[WHAT IS NEEDED] Exact reproduction of the data is required, with images excluded.

* start DATA *

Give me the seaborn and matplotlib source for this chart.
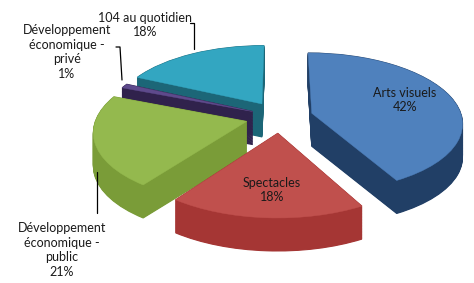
import numpy as np
import matplotlib
matplotlib.use("Agg")
import matplotlib.pyplot as plt
import matplotlib.transforms as mtransforms
from matplotlib.lines import Line2D
import seaborn as sns

# data
categories = ['Arts visuels', 'Spectacles', 'Développement\néconomique -\npublic',
              'Développement\néconomique -\nprivé', '104 au quotidien']
values = [42, 18, 21, 1, 18]
top_colors = ['#4F81BD', '#C0504D', '#94B94E', '#5E4A8C', '#33A6C1']
side_colors = ['#213F66', '#A53634', '#7A9C38', '#30224C', '#1C6677']
explode = [0.22, 0.23, 0.23, 0.2, 0.23]

sns.set_theme(style='white')
plt.rcParams['font.family'] = ['Lato', 'DejaVu Sans']

W, H = 474, 283
fig = plt.figure(figsize=(W / 100, H / 100), dpi=100)
ax = fig.add_axes([0, 0, 1, 1])

# pie geometry in pixels (centre, radii, wall height) and perspective strength
cx, cy, rx, ry, depth, k = 280, 117, 150, 69, 33, 0.13


class Perspective(mtransforms.Transform):
    """simple perspective: back of the disc smaller, front larger"""
    input_dims = output_dims = 2
    is_separable = False
    has_inverse = False

    def __init__(self, k):
        super().__init__()
        self.k = k

    def transform_non_affine(self, xy):
        xy = np.asarray(xy, dtype=float)
        s = 1 + self.k * xy[:, 1]
        return np.column_stack([xy[:, 0] / s, xy[:, 1] / s])


persp = Perspective(k)


def draw_pie(colors, shift, lw):
    wedges, _ = ax.pie(values, explode=explode, colors=colors, startangle=90,
                       counterclock=False, wedgeprops=dict(linewidth=lw))
    tr = persp + mtransforms.Affine2D().translate(0, -shift) + ax.transData
    for w, c in zip(wedges, colors):
        w.set_transform(tr)
        w.set_edgecolor(c)


# side walls: stack of darker pies shifted downward
for d in np.linspace(depth / ry, 0.0, 45):
    draw_pie(side_colors, d, 0.8)

# top faces
draw_pie(top_colors, 0.0, 0.3)

ax.set_aspect('auto')
ax.set_xlim(-cx / rx, (W - cx) / rx)
ax.set_ylim(-(H - cy) / ry, cy / ry)
ax.axis('off')


def px_text(x, y, s):
    fig.text(x / W, 1 - y / H, s, ha='center', va='center', fontsize=9,
             color='#1a1a1a', linespacing=1.25)


def px_line(xs, ys):
    fig.add_artist(Line2D([x / W for x in xs], [1 - y / H for y in ys],
                          color='black', lw=0.9, transform=fig.transFigure))


pct = [f'{v}%' for v in values]
px_text(405, 100, categories[0] + '\n' + pct[0])
px_text(272, 190, categories[1] + '\n' + pct[1])
px_text(62, 250, categories[2] + '\n' + pct[2])
px_text(67, 52, categories[3] + '\n' + pct[3])
px_text(145, 25, categories[4] + '\n' + pct[4])

px_line([97, 97], [172, 213])
px_line([116, 120, 122], [47, 47, 80])
px_line([190, 194, 194], [23, 23, 49])

fig.savefig('out.png', dpi=100)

* end DATA *

[FINAL RESULT]
Give me the seaborn and matplotlib source for this chart.
import numpy as np
import matplotlib
matplotlib.use("Agg")
import matplotlib.pyplot as plt
import matplotlib.transforms as mtransforms
from matplotlib.lines import Line2D
import seaborn as sns

# data
categories = ['Arts visuels', 'Spectacles', 'Développement\néconomique -\npublic',
              'Développement\néconomique -\nprivé', '104 au quotidien']
values = [42, 18, 21, 1, 18]
top_colors = ['#4F81BD', '#C0504D', '#94B94E', '#5E4A8C', '#33A6C1']
side_colors = ['#213F66', '#A53634', '#7A9C38', '#30224C', '#1C6677']
explode = [0.22, 0.23, 0.23, 0.2, 0.23]

sns.set_theme(style='white')
plt.rcParams['font.family'] = ['Lato', 'DejaVu Sans']

W, H = 474, 283
fig = plt.figure(figsize=(W / 100, H / 100), dpi=100)
ax = fig.add_axes([0, 0, 1, 1])

# pie geometry in pixels (centre, radii, wall height) and perspective strength
cx, cy, rx, ry, depth, k = 280, 117, 150, 69, 33, 0.13


class Perspective(mtransforms.Transform):
    """simple perspective: back of the disc smaller, front larger"""
    input_dims = output_dims = 2
    is_separable = False
    has_inverse = False

    def __init__(self, k):
        super().__init__()
        self.k = k

    def transform_non_affine(self, xy):
        xy = np.asarray(xy, dtype=float)
        s = 1 + self.k * xy[:, 1]
        return np.column_stack([xy[:, 0] / s, xy[:, 1] / s])


persp = Perspective(k)


def draw_pie(colors, shift, lw):
    wedges, _ = ax.pie(values, explode=explode, colors=colors, startangle=90,
                       counterclock=False, wedgeprops=dict(linewidth=lw))
    tr = persp + mtransforms.Affine2D().translate(0, -shift) + ax.transData
    for w, c in zip(wedges, colors):
        w.set_transform(tr)
        w.set_edgecolor(c)


# side walls: stack of darker pies shifted downward
for d in np.linspace(depth / ry, 0.0, 45):
    draw_pie(side_colors, d, 0.8)

# top faces
draw_pie(top_colors, 0.0, 0.3)

ax.set_aspect('auto')
ax.set_xlim(-cx / rx, (W - cx) / rx)
ax.set_ylim(-(H - cy) / ry, cy / ry)
ax.axis('off')


def px_text(x, y, s):
    fig.text(x / W, 1 - y / H, s, ha='center', va='center', fontsize=9,
             color='#1a1a1a', linespacing=1.25)


def px_line(xs, ys):
    fig.add_artist(Line2D([x / W for x in xs], [1 - y / H for y in ys],
                          color='black', lw=0.9, transform=fig.transFigure))


pct = [f'{v}%' for v in values]
px_text(405, 100, categories[0] + '\n' + pct[0])
px_text(272, 190, categories[1] + '\n' + pct[1])
px_text(62, 250, categories[2] + '\n' + pct[2])
px_text(67, 52, categories[3] + '\n' + pct[3])
px_text(145, 25, categories[4] + '\n' + pct[4])

px_line([97, 97], [172, 213])
px_line([116, 120, 122], [47, 47, 80])
px_line([190, 194, 194], [23, 23, 49])

fig.savefig('out.png', dpi=100)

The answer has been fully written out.